I mean, what were they smoking? How can one console see so many worthwhile and un-missable releases in so short a time frame?
If this is where the Wii picks up from in 2011, then well, I’m gonna have to throw my cynic hat away.
There’s a reason why so many people proclaim the Wii ‘won’ 2010- the console was a beastly juggernaut. Just look at that list of software. It’s not even half of what the console had to offer. Many worthwhile releases had to be trimmed down from this piece, just because this article was running so long.
2010 is the year when Nintendo took charge- it’s the year when they returned to their roots. Even as Microsoft and Sony began to chase after the fickle casual crowds with their own takes on motion control (with, I may add, varying degrees of success), Nintendo finally acknowledged the hardcore gamer, and gave him his due.
2010 was the year when the Wii’s library swelled to epic proportions. At this point, anybody who buys a Wii really has no right or reason to complain- there are too many darn games to play on the system!

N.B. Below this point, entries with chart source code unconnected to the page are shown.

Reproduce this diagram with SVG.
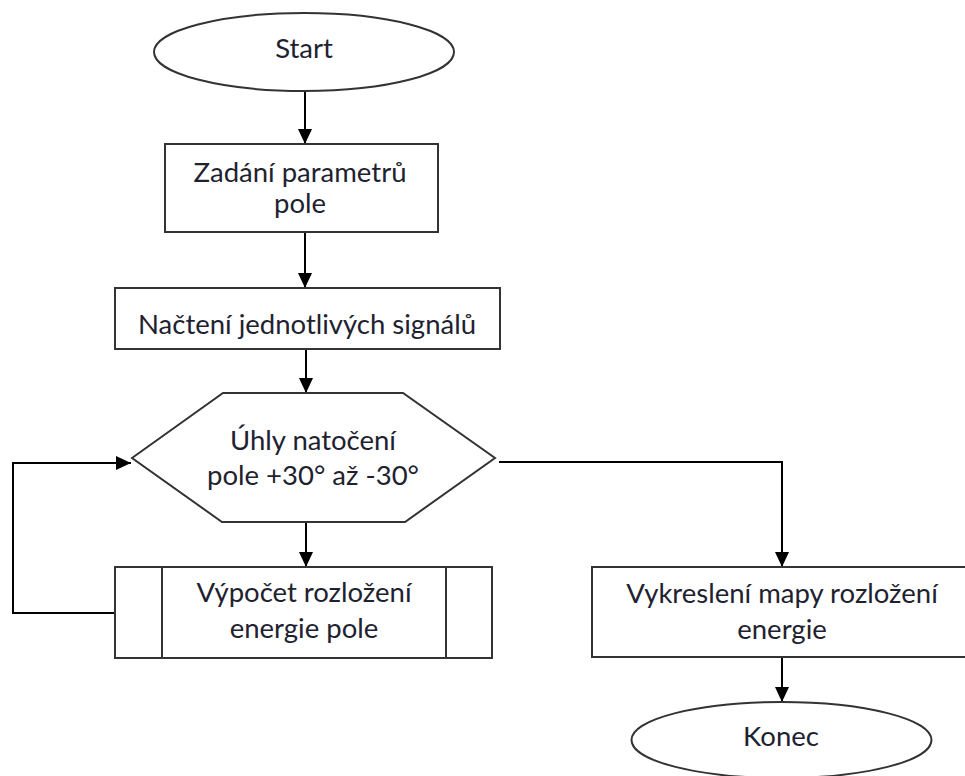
<svg xmlns="http://www.w3.org/2000/svg" width="965" height="776" viewBox="0 0 965 776">
<defs>
<marker id="arr" markerUnits="userSpaceOnUse" markerWidth="15" markerHeight="14" refX="15" refY="7" orient="auto">
<path d="M0,0 L15,7 L0,14 z" fill="#000"/>
</marker>
<style>
.s{fill:#fff;stroke:#333;stroke-width:2}
.c{fill:none;stroke:#000;stroke-width:2}
.t{font-family:Lato,"Liberation Sans",sans-serif;font-size:27.5px;fill:#1e2230;text-anchor:middle}
</style>
</defs>
<rect width="965" height="776" fill="#fff"/>
<g id="connectors">
<path class="c" d="M305,91 V144" marker-end="url(#arr)"/>
<path class="c" d="M305,232 V288" marker-end="url(#arr)"/>
<path class="c" d="M306,349 V393" marker-end="url(#arr)"/>
<path class="c" d="M306,522 V567" marker-end="url(#arr)"/>
<path class="c" d="M115,613 H13 V463 H131" marker-end="url(#arr)"/>
<path class="c" d="M499,462 H782 V567" marker-end="url(#arr)"/>
<path class="c" d="M782,657 V702" marker-end="url(#arr)"/>
</g>
<g id="start">
<ellipse class="s" cx="304" cy="52" rx="150" ry="39"/>
<text class="t" x="304" y="58">Start</text>
</g>
<g id="zadani">
<rect class="s" x="165" y="144" width="273" height="88"/>
<text class="t" x="300" y="182">Zadání parametrů</text>
<text class="t" x="300" y="213">pole</text>
</g>
<g id="nacteni">
<rect class="s" x="115" y="288" width="385" height="61"/>
<text class="t" x="307" y="334">Načtení jednotlivých signálů</text>
</g>
<g id="uhly">
<polygon class="s" points="132,458 223,393 403,393 495,458 405,522 222,522"/>
<text class="t" x="313" y="450">Úhly natočení</text>
<text class="t" x="313" y="485">pole +30° až -30°</text>
</g>
<g id="vypocet">
<rect class="s" x="115" y="567" width="377" height="91"/>
<line class="s" x1="162" y1="567" x2="162" y2="658"/>
<line class="s" x1="446" y1="567" x2="446" y2="658"/>
<text class="t" x="304" y="602">Výpočet rozložení</text>
<text class="t" x="304" y="638">energie pole</text>
</g>
<g id="vykresleni">
<rect class="s" x="592" y="567" width="380" height="90"/>
<text class="t" x="782" y="603">Vykreslení mapy rozložení</text>
<text class="t" x="782" y="639">energie</text>
</g>
<g id="konec">
<ellipse class="s" cx="781.5" cy="740" rx="150" ry="38"/>
<text class="t" x="781" y="746">Konec</text>
</g>
</svg>
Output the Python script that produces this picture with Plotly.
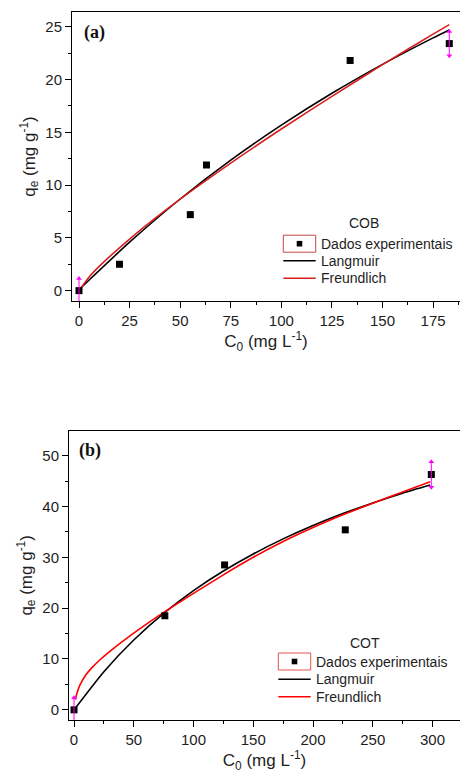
import plotly.graph_objects as go

# ---------------- Panel (a) : COB ----------------
cob_c0 = [0, 20, 55, 63, 134, 183]
cob_qe = [0.0, 2.5, 7.2, 11.9, 21.8, 23.4]
cob_err_c0 = [0, 183]
cob_err_qe = [0.0, 23.4]
cob_err = [1.15, 1.15]

cob_lang_c0 = [0, 25, 50, 75, 100, 125, 150, 175, 183]
cob_lang_qe = [0.1, 4.59, 8.68, 12.36, 15.67, 18.69, 21.43, 23.94, 24.69]
cob_freu_c0 = [0, 5, 10, 25, 50, 75, 100, 125, 150, 175, 183]
cob_freu_qe = [0.0, 1.30, 2.30, 4.89, 8.66, 12.08, 15.31, 18.40, 21.40, 24.30, 25.20]

# ---------------- Panel (b) : COT ----------------
cot_c0 = [0, 76, 126, 227, 299]
cot_qe = [0.0, 18.5, 28.5, 35.4, 46.3]
cot_err_c0 = [0, 299]
cot_err_qe = [0.0, 46.3]
cot_err = [2.4, 2.5]

cot_lang_c0 = [0, 25, 50, 75, 100, 125, 150, 175, 200, 225, 250, 275, 298]
cot_lang_qe = [0.0, 7.51, 13.73, 18.96, 23.44, 27.30, 30.66, 33.62, 36.25, 38.60, 40.70, 42.61, 44.20]
cot_freu_c0 = [1.2, 2.5, 5, 10, 15, 22, 30, 44, 60, 76, 100, 125, 150, 175, 200, 225, 250, 275, 298]
cot_freu_qe = [2.0, 3.3, 4.9, 6.9, 8.3, 9.9, 11.5, 14.05, 16.75, 19.3, 22.9, 26.55, 30.0, 33.1,
               35.85, 38.35, 40.65, 42.85, 44.85]

legend_names = ["Dados experimentais", "Langmuir", "Freundlich"]
panel_titles = ["COB", "COT"]
panel_labels = ["(a)", "(b)"]

FONT = "Arial, 'Liberation Sans', sans-serif"
TXT = "#1e1e1e"
MAGENTA = "#ff00ff"
RED_A = "#d81e1e"
RED_B = "#ff0000"

W, H = 460, 773

fig = go.Figure()


def add_panel(xa, ya, c0, qe, ec0, eqe, err, lc0, lqe, fc0, fqe, red):
    fig.add_trace(go.Scatter(
        x=lc0, y=lqe, mode="lines", name=legend_names[1], line_shape="spline",
        line=dict(color="black", width=1.6, smoothing=0.6), xaxis=xa, yaxis=ya, showlegend=False))
    fig.add_trace(go.Scatter(
        x=fc0, y=fqe, mode="lines", name=legend_names[2], line_shape="spline",
        line=dict(color=red, width=1.6, smoothing=0.6), xaxis=xa, yaxis=ya, showlegend=False))
    fig.add_trace(go.Scatter(
        x=c0, y=qe, mode="markers", name=legend_names[0],
        marker=dict(symbol="square", size=7, color="black"),
        xaxis=xa, yaxis=ya, showlegend=False))
    # magenta double-arrow error bars
    fig.add_trace(go.Scatter(
        x=ec0, y=eqe, mode="markers", marker=dict(size=0.1, color=MAGENTA),
        error_y=dict(type="data", array=err, color=MAGENTA, thickness=1, width=0),
        xaxis=xa, yaxis=ya, showlegend=False, hoverinfo="skip"))
    fig.add_trace(go.Scatter(
        x=ec0, y=[v + e for v, e in zip(eqe, err)], mode="markers",
        marker=dict(symbol="triangle-up", size=5, color=MAGENTA),
        xaxis=xa, yaxis=ya, showlegend=False, hoverinfo="skip"))
    fig.add_trace(go.Scatter(
        x=ec0, y=[v - e for v, e in zip(eqe, err)], mode="markers",
        marker=dict(symbol="triangle-down", size=5, color=MAGENTA),
        xaxis=xa, yaxis=ya, showlegend=False, hoverinfo="skip"))


add_panel("x", "y", cob_c0, cob_qe, cob_err_c0, cob_err_qe, cob_err,
          cob_lang_c0, cob_lang_qe, cob_freu_c0, cob_freu_qe, RED_A)
add_panel("x2", "y2", cot_c0, cot_qe, cot_err_c0, cot_err_qe, cot_err,
          cot_lang_c0, cot_lang_qe, cot_freu_c0, cot_freu_qe, RED_B)


def axis_common(dtick, minor_dtick, title):
    return dict(
        showline=True, linecolor="black", linewidth=1, mirror=True,
        ticks="outside", ticklen=6, tickwidth=1, tickcolor="black",
        dtick=dtick, tick0=0,
        minor=dict(ticks="outside", ticklen=3, tickwidth=1, tickcolor="black", dtick=minor_dtick),
        showgrid=False, zeroline=False,
        tickfont=dict(family=FONT, size=15, color=TXT),
        title=dict(text=title, font=dict(family=FONT, size=17, color=TXT), standoff=5),
        automargin=False,
    )


xt = "C<sub>0</sub> (mg L<sup>-1</sup>)"
yt = "q<sub>e</sub> (mg g<sup>-1</sup>)"

annotations = [
    dict(text="<b>" + panel_labels[0] + "</b>", xref="x domain", yref="y domain",
         x=0.027, y=0.93, xanchor="left", yanchor="middle", showarrow=False,
         font=dict(family="'Liberation Serif', 'Times New Roman', serif", size=18, color="#111111")),
    dict(text="<b>" + panel_labels[1] + "</b>", xref="x2 domain", yref="y2 domain",
         x=0.02, y=0.93, xanchor="left", yanchor="middle", showarrow=False,
         font=dict(family="'Liberation Serif', 'Times New Roman', serif", size=18, color="#111111")),
]
shapes = []


def px(x):
    return x / W


def py(y):
    return 1 - y / H


def add_legend(title, tx, ty, sym_x0, sym_x1, text_x, row_y, red, box_color):
    annotations.append(dict(text=title, xref="paper", yref="paper", x=px(tx), y=py(ty),
                            xanchor="center", yanchor="middle", showarrow=False,
                            font=dict(family=FONT, size=14, color=TXT)))
    for name, ry in zip(legend_names, row_y):
        annotations.append(dict(text=name, xref="paper", yref="paper", x=px(text_x), y=py(ry),
                                xanchor="left", yanchor="middle", showarrow=False,
                                font=dict(family=FONT, size=14, color=TXT)))
    # box around the marker sample
    shapes.append(dict(type="rect", xref="paper", yref="paper",
                       x0=px(sym_x0), x1=px(sym_x1), y0=py(row_y[0] + 8.5), y1=py(row_y[0] - 8.5),
                       line=dict(color=box_color, width=1)))
    cx = (sym_x0 + sym_x1) / 2
    shapes.append(dict(type="rect", xref="paper", yref="paper",
                       x0=px(cx - 2.8), x1=px(cx + 2.8), y0=py(row_y[0] + 2.8), y1=py(row_y[0] - 2.8),
                       fillcolor="black", line=dict(width=0)))
    shapes.append(dict(type="line", xref="paper", yref="paper",
                       x0=px(sym_x0), x1=px(sym_x1), y0=py(row_y[1]), y1=py(row_y[1]),
                       line=dict(color="black", width=1.6)))
    shapes.append(dict(type="line", xref="paper", yref="paper",
                       x0=px(sym_x0), x1=px(sym_x1), y0=py(row_y[2]), y1=py(row_y[2]),
                       line=dict(color=red, width=1.6)))


add_legend(panel_titles[0], 364, 223, 283.3, 315.7, 319, [243.7, 260.7, 278.3], RED_A, "#c04848")
add_legend(panel_titles[1], 365, 643, 278.3, 310.7, 314, [661.5, 679.3, 696.7], RED_B, "#e05050")

layout = dict(
    width=W, height=H,
    margin=dict(l=0, r=0, t=0, b=0),
    paper_bgcolor="white", plot_bgcolor="white",
    font=dict(family=FONT, color=TXT),
    showlegend=False,
    xaxis=dict(domain=[72 / W, 1], range=[-3.46, 188.3], anchor="y", **axis_common(25, 12.5, xt)),
    yaxis=dict(domain=[1 - 301 / H, 1 - 12 / H], range=[-0.98, 26.39], anchor="x", **axis_common(5, 2.5, yt)),
    xaxis2=dict(domain=[69 / W, 1], range=[-4.2, 323], anchor="y2", **axis_common(50, 25, xt)),
    yaxis2=dict(domain=[1 - 720 / H, 1 - 430.7 / H], range=[-2.0, 54.9], anchor="x2", **axis_common(10, 5, yt)),
    annotations=annotations,
    shapes=shapes,
)
fig.update_layout(**layout)
fig.write_html(
    "out.html",
    config={"displayModeBar": False},
    post_script="document.body.style.margin='0';document.body.style.padding='0';document.body.style.overflow='hidden';",
)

2010 was the year when third parties game appeared on the Wii, and they actually sold. It was the year when Nintendo ditched the motion control act, and went after the traditional way of gaming. It was the year when the WiiWare service finally came into its own. The year when Nintendo’s sales, ironically, slowed down to such an extent that even company head honcho Iwata expressed concerns.
As always, it was a year riddled with contradictions. But, for the first time, it can also well and truly be said that this, this was the year of the Wii.